Julia Child's White Sandwich Bread

Makes 2 loaves

Ingredients:

  • 1 tablespoon active dry yeast
  • 1 tablespoon granulated sugar
  • 2 1/2 cups warm water
  • 6 cups all purpose flour
  • 2 tsp. salt
  • 1/4 cup (1/2 stick) butter, softened

In a large bowl, or the bowl of a stand mixer fitted with a dough hook, combine the sugar and yeast.

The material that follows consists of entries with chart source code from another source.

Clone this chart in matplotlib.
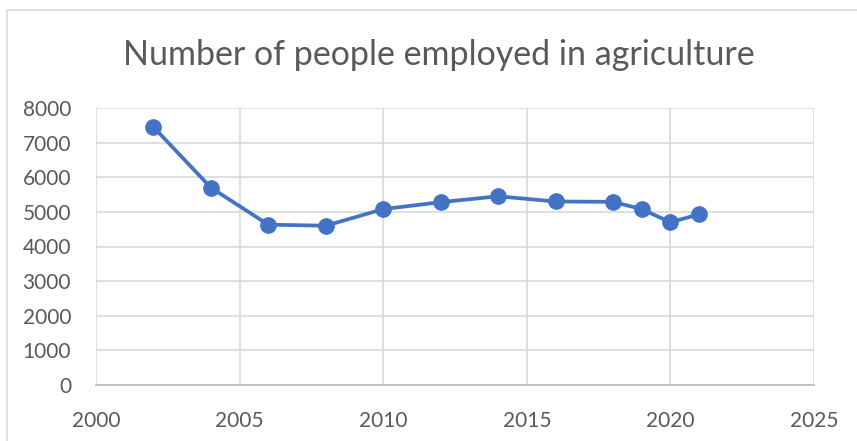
import matplotlib.pyplot as plt
from matplotlib.patches import Rectangle

# agriculture employment by year
years = [2002, 2004, 2006, 2008, 2010, 2012, 2014, 2016, 2018, 2019, 2020, 2021]
employed = [7450, 5700, 4630, 4600, 5080, 5280, 5450, 5300, 5290, 5080, 4700, 4930]

x_ticks = [2000, 2005, 2010, 2015, 2020, 2025]
y_ticks = [0, 1000, 2000, 3000, 4000, 5000, 6000, 7000, 8000]

plt.rcParams['font.family'] = ['Lato', 'DejaVu Sans']

W, H = 857, 441
fig = plt.figure(figsize=(W / 100, H / 100), dpi=100)

# chart area frame
fig.patches.append(Rectangle((7 / W, -0.05), 1.1, 1 - 9.5 / H + 0.05,
                             transform=fig.transFigure, fill=False,
                             edgecolor='#d9d9d9', linewidth=1.1))

ax = fig.add_axes([96 / W, 1 - 385 / H, (814 - 96) / W, (385 - 108) / H])

ax.plot(years, employed, color='#4472c4', linewidth=2.7,
        marker='o', markersize=11, zorder=3)

ax.set_xlim(2000, 2025)
ax.set_ylim(0, 8000)
ax.set_xticks(x_ticks)
ax.set_yticks(y_ticks)
ax.grid(True, color='#d9d9d9', linewidth=1.2)
ax.set_axisbelow(True)

for side in ['top', 'right', 'left']:
    ax.spines[side].set_visible(False)
ax.spines['bottom'].set_color('#bfbfbf')
ax.spines['bottom'].set_linewidth(1.3)

ax.tick_params(length=0, labelsize=15, labelcolor='#595959')
ax.tick_params(axis='y', pad=18)
ax.tick_params(axis='x', pad=19)

fig.text(0.5 * (118 + 760) / W, 1 - 55 / H, 'Number of people employed in agriculture',
         ha='center', va='center', fontsize=24.5, color='#595959')

fig.savefig('out.png', dpi=100)
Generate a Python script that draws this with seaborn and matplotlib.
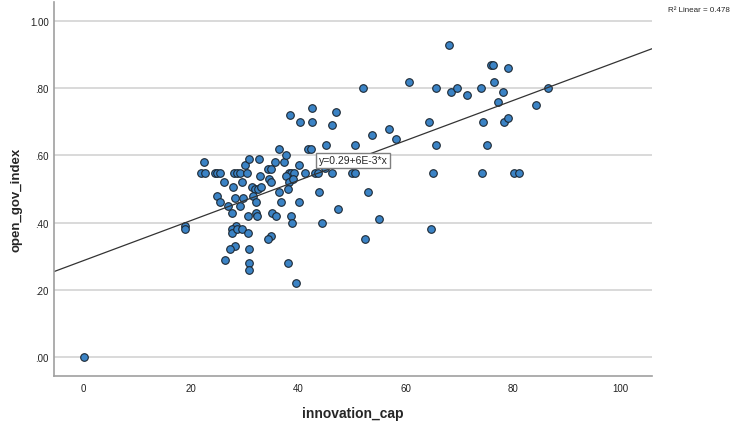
import matplotlib
matplotlib.use("Agg")
import pandas as pd
import matplotlib.pyplot as plt
import seaborn as sns

# values
innovation_cap = [
    0.0, 18.9, 18.9, 22.4, 21.8, 22.6, 24.4, 24.9, 25.4, 28.0,
    28.6, 29.1, 30.4, 38.2, 38.7, 39.3, 41.3, 43.1, 43.7, 46.2,
    50.0, 50.6, 65.1, 74.2, 80.2, 81.2, 44.9, 26.2, 27.9, 29.5,
    32.8, 34.5, 35.0, 37.8, 38.3, 39.1, 31.4, 31.9, 32.5, 33.0,
    36.4, 38.1, 24.9, 28.3, 29.7, 31.6, 43.9, 53.0, 25.4, 26.9,
    27.7, 29.1, 32.1, 30.6, 32.1, 32.3, 35.2, 35.8, 36.8, 40.1,
    38.6, 38.9, 47.4, 44.5, 55.1, 64.8, 52.4, 28.4, 27.7, 27.6,
    28.5, 29.5, 30.6, 35.0, 34.4, 28.3, 27.2, 30.8, 26.3, 30.9,
    30.9, 38.0, 39.6, 30.0, 30.9, 32.7, 35.7, 37.4, 40.1, 34.4,
    34.9, 36.5, 37.8, 38.4, 40.4, 42.5, 42.5, 41.8, 42.4, 45.2,
    50.6, 47.1, 46.3, 52.1, 53.7, 56.9, 58.3, 60.7, 64.4, 65.6,
    65.6, 68.1, 68.4, 69.6, 71.5, 74.1, 74.5, 75.2, 76.0, 76.3,
    76.4, 77.2, 78.2, 78.3, 79.1, 79.1, 84.2, 86.6,
]
open_gov_index = [
    0.00, 0.39, 0.38, 0.58, 0.547, 0.547, 0.547, 0.547, 0.547, 0.547,
    0.547, 0.547, 0.547, 0.547, 0.547, 0.547, 0.547, 0.547, 0.547, 0.547,
    0.547, 0.547, 0.547, 0.547, 0.547, 0.547, 0.562, 0.52, 0.507, 0.52,
    0.54, 0.53, 0.52, 0.54, 0.52, 0.53, 0.507, 0.50, 0.50, 0.507,
    0.49, 0.50, 0.48, 0.472, 0.472, 0.48, 0.49, 0.49, 0.46, 0.45,
    0.43, 0.45, 0.46, 0.42, 0.43, 0.42, 0.43, 0.42, 0.46, 0.46,
    0.42, 0.40, 0.44, 0.40, 0.41, 0.38, 0.35, 0.39, 0.38, 0.37,
    0.38, 0.38, 0.37, 0.36, 0.35, 0.33, 0.32, 0.32, 0.29, 0.28,
    0.26, 0.28, 0.22, 0.57, 0.59, 0.59, 0.58, 0.58, 0.57, 0.56,
    0.56, 0.62, 0.60, 0.72, 0.70, 0.70, 0.74, 0.62, 0.62, 0.63,
    0.63, 0.73, 0.69, 0.80, 0.66, 0.68, 0.65, 0.82, 0.70, 0.80,
    0.63, 0.93, 0.79, 0.80, 0.78, 0.80, 0.70, 0.63, 0.87, 0.87,
    0.82, 0.76, 0.79, 0.70, 0.71, 0.86, 0.75, 0.80,
]
y_ticks = [0.0, 0.2, 0.4, 0.6, 0.8, 1.0]
y_ticklabels = [".00", ".20", ".40", ".60", ".80", "1.00"]
x_ticks = [0, 20, 40, 60, 80, 100]
fit_label = "y=0.29+6E-3*x"
r2_label = "R² Linear = 0.478"

df = pd.DataFrame({"innovation_cap": innovation_cap, "open_gov_index": open_gov_index})

sns.set_style("white")
plt.rcParams["font.family"] = ["Liberation Sans", "DejaVu Sans"]

fig = plt.figure(figsize=(7.32, 4.27), dpi=100)
ax = fig.add_axes([54 / 732, 1 - 377 / 427, 598 / 732, 374 / 427])
ax.set_xlim(-5.5, 105.9)
ax.set_ylim(-0.057, 1.057)
ax.yaxis.grid(True, color="#d3d3d3", lw=1.2)
ax.set_axisbelow(True)

# scatter + least squares line across the whole axis
sns.regplot(data=df, x="innovation_cap", y="open_gov_index", ax=ax, ci=None,
            truncate=False, color="#3b83c5",
            scatter_kws=dict(s=30, alpha=1, edgecolor="#1c2833", linewidths=0.8),
            line_kws=dict(color="#333333", lw=0.9))

ax.set_xlim(-5.5, 105.9)
ax.set_ylim(-0.057, 1.057)
ax.set_xticks(x_ticks)
ax.set_yticks(y_ticks)
ax.set_yticklabels(y_ticklabels)
ax.tick_params(axis="both", length=0, labelsize=7, colors="#222222")
ax.tick_params(axis="y", pad=3.6)
ax.tick_params(axis="x", pad=5.4)

for side in ["top", "right"]:
    ax.spines[side].set_visible(False)
for side in ["left", "bottom"]:
    ax.spines[side].set_color("#a0a0a0")
    ax.spines[side].set_linewidth(1.2)

ax.set_xlabel("innovation_cap", fontsize=10, fontweight="bold", va="center")
ax.set_ylabel("open_gov_index", fontsize=9.5, fontweight="bold", va="center", ha="center")
ax.xaxis.set_label_coords(0.5, -0.099)
ax.yaxis.set_label_coords(-0.062, 0.473)

ax.text(50.2, 0.585, fit_label, fontsize=7.5, ha="center", va="center",
        bbox=dict(boxstyle="square,pad=0.25", fc="white", ec="#7f7f7f", lw=1))
fig.text(668 / 732, 1 - 11 / 427, r2_label, fontsize=5.8, va="center", ha="left")

fig.savefig("out.png", dpi=100)
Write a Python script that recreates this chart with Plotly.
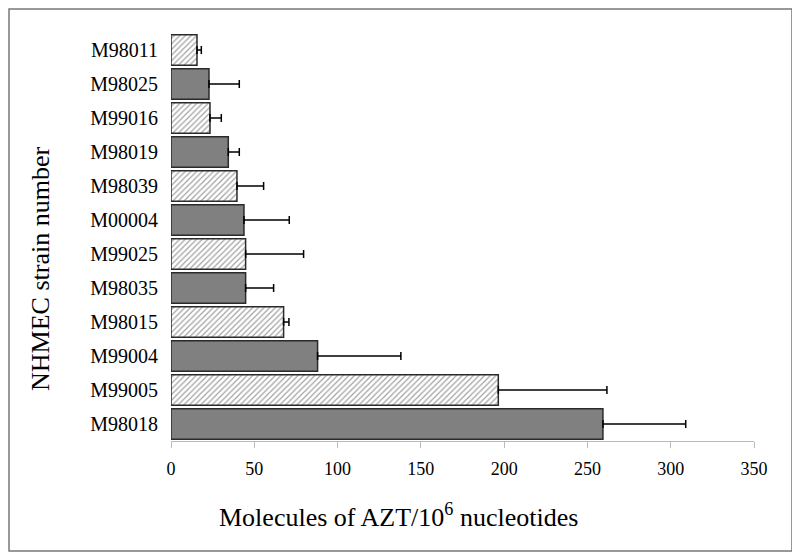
import plotly.graph_objects as go

strains = ["M98011", "M98025", "M99016", "M98019", "M98039", "M00004",
           "M99025", "M98035", "M98015", "M99004", "M99005", "M98018"]
values = [15.6, 22.8, 23.4, 34.4, 39.6, 43.8, 44.8, 44.8, 67.6, 88.0, 196.5, 259.3]
err_upper = [18.2, 41.0, 30.2, 41.0, 55.6, 71.0, 79.6, 61.6, 70.8, 138.0, 261.7, 309.0]
hatched = [True, False, True, False, True, False, True, False, True, False, True, False]
x_ticks = [0, 50, 100, 150, 200, 250, 300, 350]

errors = [u - v for u, v in zip(err_upper, values)]
colors = ["white" if h else "#808080" for h in hatched]
shapes = ["/" if h else "" for h in hatched]

font = "Liberation Serif, Times New Roman, serif"

fig = go.Figure(go.Bar(
    y=strains, x=values, orientation="h",
    marker=dict(color=colors,
                line=dict(color="#2a2a2a", width=1.5),
                pattern=dict(shape=shapes, fgcolor="#9a9a9a", size=4, solidity=0.3)),
    error_x=dict(type="data", array=errors, arrayminus=[0] * len(errors),
                 symmetric=False, color="black", thickness=1.5, width=4),
    width=0.9,
))

# page offset (body margin) compensation
OFF = 8
W, H = 800 - OFF, 559 - OFF
L, R, T, B = 171 - OFF, W - (754 - OFF), 33 - OFF, H - (441 - OFF)
pw, ph = W - L - R, H - T - B

def fx(x):  # figure pixel -> paper
    return (x - L) / pw

def fy(y):
    return (H - B - y) / ph

def px(x):  # screen pixel -> paper
    return fx(x - OFF)

def py(y):
    return fy(y - OFF)

fig.update_layout(
    width=W, height=H,
    margin=dict(l=L, r=R, t=T, b=B),
    paper_bgcolor="white", plot_bgcolor="white",
    font=dict(family=font, color="black"),
    showlegend=False,
    xaxis=dict(range=[0, 350], tickvals=x_ticks, ticks="outside", ticklen=6,
               tickcolor="#bbbbbb", showline=True, linecolor="#bbbbbb", linewidth=1,
               showgrid=False, zeroline=False, ticklabelstandoff=5,
               tickfont=dict(size=18, family=font)),
    yaxis=dict(autorange="reversed", showgrid=False, zeroline=False, showline=False,
               ticks="", ticklabelstandoff=12, tickfont=dict(size=20, family=font)),
    annotations=[
        dict(text="Molecules of AZT/10<sup>6</sup> nucleotides", xref="paper", yref="paper",
             x=px(398), y=py(515), showarrow=False, font=dict(size=26, family=font),
             xanchor="center", yanchor="middle"),
        dict(text="NHMEC strain number", xref="paper", yref="paper",
             x=px(40), y=py(269), showarrow=False, textangle=-90,
             font=dict(size=26, family=font), xanchor="center", yanchor="middle"),
    ],
    shapes=[dict(type="rect", xref="paper", yref="paper",
                 x0=fx(1), x1=px(792), y0=py(551), y1=fy(1),
                 line=dict(color="#777777", width=1.5))],
)

fig.write_html("out.html")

Add 1/2 cup of the warm water (reserving the remaining two cups), let it sit for a full five minutes until frothy.

Add half the flour and the remaining water to the yeast and mix until combined.  Add the remaining flour, salt and butter.  Mix well with a dough hook or by hand.  In the stand mixer, it should be mixed smooth after about 7-8 minutes.

The dough should be tacky but smooth.  Remove from the bowl and turn out on the counter to knead with your hands for a minute or two.  Shape into a ball and return to the bowl.  Cover with a tea towel and let it rise for about an hour and a half, until doubled in size.

Meanwhile, butter two loaf pans.  Once the dough has doubled in size, punch it down, remove from the bowl and turn out onto the counter to knead again for a minute or two.  Divide the dough into two, evenly.  

Pat each half into a rectangle about the size of a sheet of paper.  Then fold it into third like a letter, it should now be about the size of the loaf pan.  Put it into the loaf pan, seam side down.  Set the loaf pans aside, cover with a tea towel and let it rise for another hour, until doubled in size, above the sides of the pan.

Pre-heat an oven to 375 degrees and bake the loaves for 20-30 minutes until golden brown.  Remove immediately from the pans and allow to cool on a wire rack.